Leonie Coombes praises the outdoor pleasures of a mother-and-daughter holiday in Oslo and Bergen
AT Copenhagen airport the chatty woman at the check-in counter is unimpressed that my daughter and I are off to Oslo.
"Oh well, the people are friendly," she says condescendingly. We wonder what we are in for. When we tell her we are also going to Bergen, she just laughs.
But even from the air Norway grabs us, revealing itself as more rugged than its Scandinavian neighbours Sweden and Denmark. Forests, fields, lakes and crops in intense shades of green and grey merge into a symphonic whole as though Edvard Grieg had orchestrated this vista. So far, so good.
We arrive at Oslo's modern Gardermoen airport and board the high-speed Flytoget into the city; it takes 19 minutes, costs the equivalent of about $35 and is definitely worth it. We are lightly packed for a week of exploring cities and fjords.

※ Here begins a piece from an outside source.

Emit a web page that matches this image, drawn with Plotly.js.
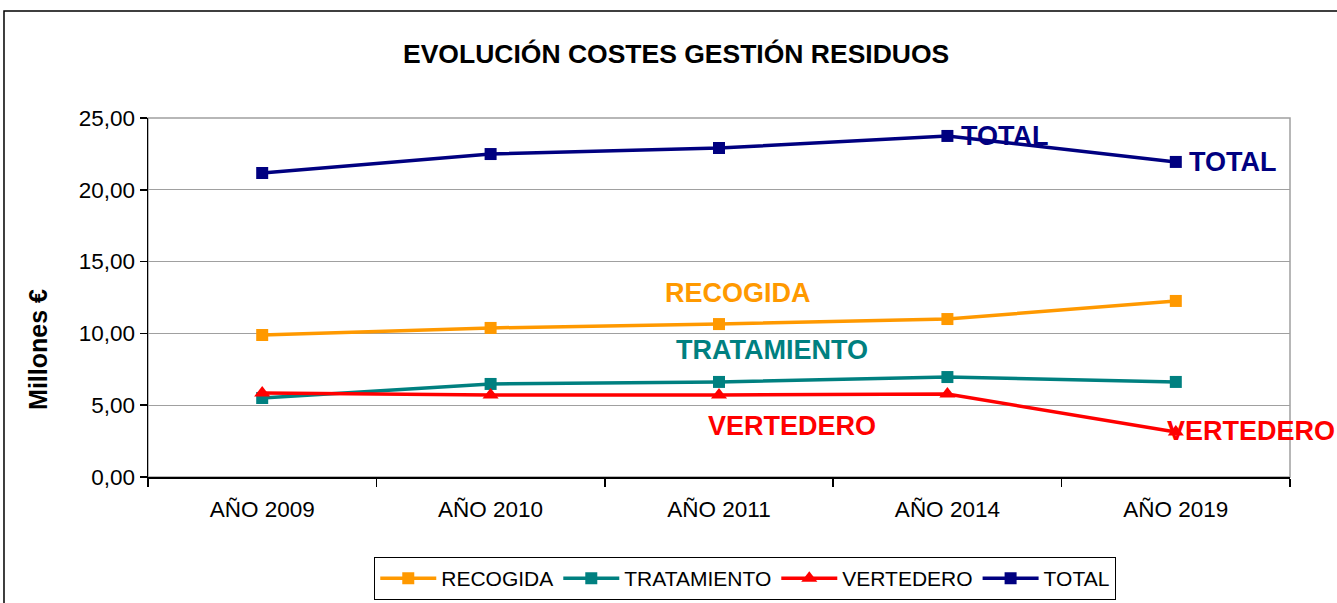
<!DOCTYPE html>
<html>
<head>
<meta charset="utf-8">
<script src="https://cdn.plot.ly/plotly-3.0.1.min.js"></script>
<style>
html,body{margin:0;padding:0;background:#fff;}
#chart{width:1337px;height:603px;}
</style>
</head>
<body>
<div id="chart"></div>
<script>
const categories = ["AÑO 2009", "AÑO 2010", "AÑO 2011", "AÑO 2014", "AÑO 2019"];
const recogida = [9.89, 10.38, 10.65, 11.00, 12.26];
const tratamiento = [5.50, 6.48, 6.62, 6.96, 6.62];
const vertedero = [5.85, 5.71, 5.71, 5.78, 3.13];
const total = [21.17, 22.49, 22.91, 23.75, 21.94];
const seriesNames = ["RECOGIDA", "TRATAMIENTO", "VERTEDERO", "TOTAL"];
const colors = ["#FF9900", "#008080", "#FF0000", "#000080"];

const FONT = "Liberation Sans, Arial, sans-serif";

function mk(name, y, color, symbol) {
  return {
    type: "scatter", mode: "lines+markers", name: name,
    x: categories, y: y,
    line: {color: color, width: 3.5},
    marker: {color: color, symbol: symbol, size: symbol === "triangle-up" ? 14 : 12}
  };
}

const data = [
  mk(seriesNames[0], recogida, colors[0], "square"),
  mk(seriesNames[1], tratamiento, colors[1], "square"),
  mk(seriesNames[2], vertedero, colors[2], "triangle-up"),
  mk(seriesNames[3], total, colors[3], "square")
];

const lblFont = (c) => ({family: FONT, size: 27, color: c});

const annotations = [
  {text: "<b>TOTAL</b>", x: 3, y: total[3], xref: "x", yref: "y", xanchor: "left", yanchor: "middle", xshift: 12, showarrow: false, font: lblFont(colors[3])},
  {text: "<b>TOTAL</b>", x: 4, y: total[4], xref: "x", yref: "y", xanchor: "left", yanchor: "middle", xshift: 11, showarrow: false, font: lblFont(colors[3])},
  {text: "<b>RECOGIDA</b>", x: 2.084, y: 12.81, xref: "x", yref: "y", xanchor: "center", yanchor: "middle", showarrow: false, font: lblFont(colors[0])},
  {text: "<b>TRATAMIENTO</b>", x: 2.23, y: 8.84, xref: "x", yref: "y", xanchor: "center", yanchor: "middle", showarrow: false, font: lblFont(colors[1])},
  {text: "<b>VERTEDERO</b>", x: 2.32, y: 3.55, xref: "x", yref: "y", xanchor: "center", yanchor: "middle", showarrow: false, font: lblFont(colors[2])},
  {text: "<b>VERTEDERO</b>", x: 4, y: 3.2, xref: "x", yref: "y", xanchor: "left", yanchor: "middle", xshift: -11, showarrow: false, font: lblFont(colors[2])},
  {text: "<b>Millones €</b>", x: -0.0963, y: 0.354, xref: "paper", yref: "paper", xanchor: "center", yanchor: "middle", textangle: -90, showarrow: false, font: {family: FONT, size: 25, color: "#000"}}
];

const layout = {
  width: 1337, height: 603,
  margin: {l: 148, r: 47, t: 118, b: 126, autoexpand: false},
  paper_bgcolor: "#fff", plot_bgcolor: "#fff",
  separators: ",.",
  font: {family: FONT, color: "#000"},
  title: {text: "<b>EVOLUCIÓN COSTES GESTIÓN RESIDUOS</b>", x: 0.5057, xref: "container", y: 0.911, yanchor: "middle", xanchor: "center", font: {family: FONT, size: 26.5, color: "#000"}},
  xaxis: {
    type: "category", range: [-0.5, 4.5], tickson: "boundaries",
    ticks: "outside", ticklen: 8, tickcolor: "#000", tickwidth: 1.5,
    showline: true, linecolor: "#000", linewidth: 1.5, showgrid: false, zeroline: false,
    ticklabelstandoff: 11,
    tickfont: {family: FONT, size: 22.5, color: "#000"}
  },
  yaxis: {
    range: [0, 25], dtick: 5, tickformat: ".2f",
    ticks: "outside", ticklen: 7, tickcolor: "#000", tickwidth: 1.5,
    showline: true, linecolor: "#000", linewidth: 1.5,
    showgrid: true, gridcolor: "#a0a0a0", gridwidth: 1, zeroline: false,
    tickfont: {family: FONT, size: 22.5, color: "#000"}
  },
  showlegend: true,
  legend: {
    orientation: "h", x: 0.523, xanchor: "center", y: -0.223, yanchor: "top",
    bordercolor: "#000", borderwidth: 1, font: {family: FONT, size: 21, color: "#000"},
    itemwidth: 56, tracegroupgap: 0
  },
  shapes: [
    {type: "rect", xref: "paper", yref: "paper", x0: 0, x1: 1, y0: 0, y1: 1, line: {color: "#a0a0a0", width: 1.5}, layer: "below"},
    {type: "rect", xref: "paper", yref: "paper", x0: -0.1261, x1: 1.3, y0: -0.6, y1: 1.298, line: {color: "#000", width: 1.5}, layer: "below"}
  ],
  annotations: annotations
};

Plotly.newPlot("chart", data, layout, {displayModeBar: false, staticPlot: true});
</script>
</body>
</html>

We alight in the centre of town at New Theatre station and wheel our bags to the hotel. On wide and tree-lined Karl Johan Avenue, fashionable shops catch our eye and cafes spill on to tree-shaded footpaths. The pace suggests Oslo is a dynamic city, and indeed it is. The population of 1.3 million is expanding rapidly; the city nudges hills, forests and the Oslofjord, creating a planning dilemma that only enhances the cosmopolitan atmosphere. We are keen to become part of it.